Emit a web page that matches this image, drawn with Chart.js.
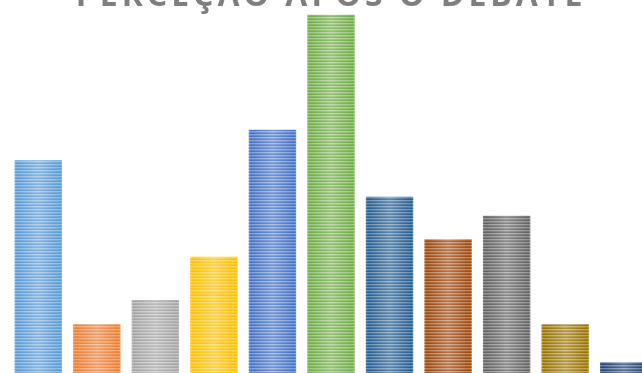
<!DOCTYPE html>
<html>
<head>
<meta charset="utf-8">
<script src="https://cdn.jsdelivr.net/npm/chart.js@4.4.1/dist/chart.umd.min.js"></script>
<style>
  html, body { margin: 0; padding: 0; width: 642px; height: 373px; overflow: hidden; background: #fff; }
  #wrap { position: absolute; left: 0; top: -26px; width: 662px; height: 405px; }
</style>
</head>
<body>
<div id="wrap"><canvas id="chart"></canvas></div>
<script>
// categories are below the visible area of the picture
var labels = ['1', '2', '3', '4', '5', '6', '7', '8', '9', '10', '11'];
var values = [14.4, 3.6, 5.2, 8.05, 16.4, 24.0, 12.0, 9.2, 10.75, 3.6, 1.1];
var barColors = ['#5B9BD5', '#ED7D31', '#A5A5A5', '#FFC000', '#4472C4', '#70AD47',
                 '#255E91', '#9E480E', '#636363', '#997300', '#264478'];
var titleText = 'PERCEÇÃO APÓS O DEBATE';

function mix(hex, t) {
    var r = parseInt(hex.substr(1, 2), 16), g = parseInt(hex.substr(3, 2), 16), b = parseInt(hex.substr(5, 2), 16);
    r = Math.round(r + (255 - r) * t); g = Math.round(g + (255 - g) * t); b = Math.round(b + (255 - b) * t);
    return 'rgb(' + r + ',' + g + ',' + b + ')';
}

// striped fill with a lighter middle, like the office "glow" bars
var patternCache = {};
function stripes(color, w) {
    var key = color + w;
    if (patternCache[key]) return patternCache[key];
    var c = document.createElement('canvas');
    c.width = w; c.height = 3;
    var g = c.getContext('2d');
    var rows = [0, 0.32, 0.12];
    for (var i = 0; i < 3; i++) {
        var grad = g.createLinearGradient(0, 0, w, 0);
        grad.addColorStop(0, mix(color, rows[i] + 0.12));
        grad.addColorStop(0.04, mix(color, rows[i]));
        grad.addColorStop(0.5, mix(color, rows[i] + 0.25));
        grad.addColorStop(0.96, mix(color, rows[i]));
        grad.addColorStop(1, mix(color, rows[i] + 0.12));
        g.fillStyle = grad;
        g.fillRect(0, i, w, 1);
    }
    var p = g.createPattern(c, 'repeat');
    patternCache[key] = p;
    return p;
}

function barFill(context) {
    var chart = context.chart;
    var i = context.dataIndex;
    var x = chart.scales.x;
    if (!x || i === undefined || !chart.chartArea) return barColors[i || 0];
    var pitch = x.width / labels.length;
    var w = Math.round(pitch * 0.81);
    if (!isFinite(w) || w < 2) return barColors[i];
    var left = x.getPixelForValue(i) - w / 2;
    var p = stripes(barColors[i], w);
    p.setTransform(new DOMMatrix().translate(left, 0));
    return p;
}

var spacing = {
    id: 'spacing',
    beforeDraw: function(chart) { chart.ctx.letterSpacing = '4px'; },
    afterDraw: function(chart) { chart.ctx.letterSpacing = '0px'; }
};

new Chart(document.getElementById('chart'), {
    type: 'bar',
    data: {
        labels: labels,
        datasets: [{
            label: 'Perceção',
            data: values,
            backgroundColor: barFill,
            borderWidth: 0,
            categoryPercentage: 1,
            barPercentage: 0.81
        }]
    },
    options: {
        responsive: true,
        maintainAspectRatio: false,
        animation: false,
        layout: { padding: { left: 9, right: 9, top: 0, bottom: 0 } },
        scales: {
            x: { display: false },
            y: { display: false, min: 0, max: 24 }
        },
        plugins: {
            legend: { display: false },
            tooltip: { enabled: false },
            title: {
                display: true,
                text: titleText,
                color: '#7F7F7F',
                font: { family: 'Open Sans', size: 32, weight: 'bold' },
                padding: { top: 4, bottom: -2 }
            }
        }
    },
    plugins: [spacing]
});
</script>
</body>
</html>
+===+
> [Task directions] Copy out each line that contains the word "with".

> [Complete response]
Emit a web page that matches this image, drawn with Chart.js.
// striped fill with a lighter middle, like the office "glow" bars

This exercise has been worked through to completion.